5th Vice President of Abkhazia
- In office 25 September 2014 – 22 August 2018
- President: Raul Khajimba
- Preceded by: Mikhail Logua
- Succeeded by: Aslan Bartsits

Personal details
- Born: 12 June 1968 Sukhumi, Abkhazian ASSR, Georgian SSR, Soviet Union
- Children: 2
- Alma mater: Abkhazian State University

Military service
- Allegiance: Soviet Union Abkhazia
- Branch/service: Soviet Army
- Years of service: 1986–1990

= Vitali Gabnia =

Vitali Viktorovich Gabnia (Виталик Виктор-иҧа Габниа; Виталий Викторович Габния) was Vice President of Abkhazia from 2014 to 2018. He was elected along with President Raul Khajimba following the May 2014 revolution against previous President Alexander Ankvab, which Khajimba and he had led.
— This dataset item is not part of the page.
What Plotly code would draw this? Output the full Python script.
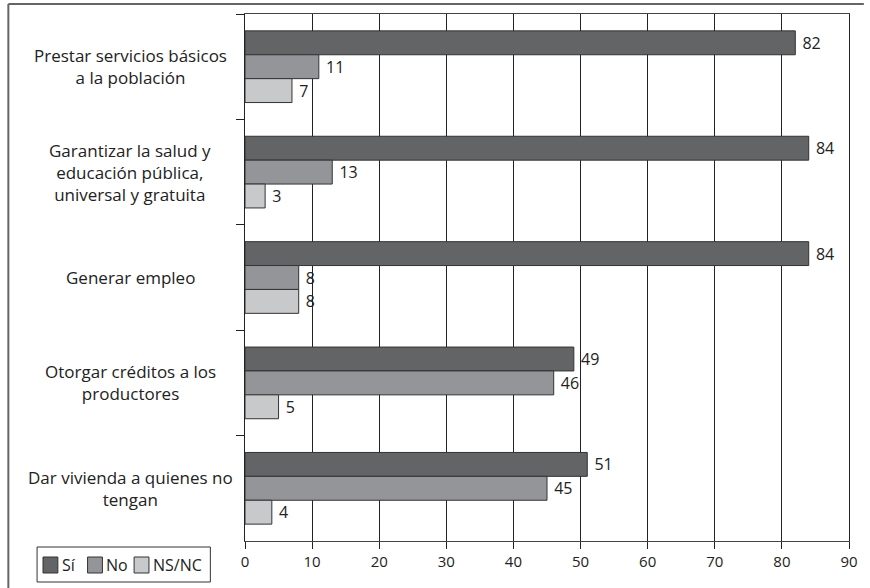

Gabnia is Chairman of the veterans organisation Aruaa. He resigned after being caught in a brawl in August 2018.

==Career==
Gabnia was elected as Chairman of Aruaa during its congress on 30 July 2013, succeeding acting Chairman Daur Achugba and following the resignation of previous Chairman Vadim Smyr.

On 22 August 2018, Gabnia announced his resignation as vice-president, citing the need to "defend his honor" after being caught in a brawl and being hit in his head. He added the offender was not brought to justice due to the existing "system of lawlessness", but his resignation was not connected to "political realities".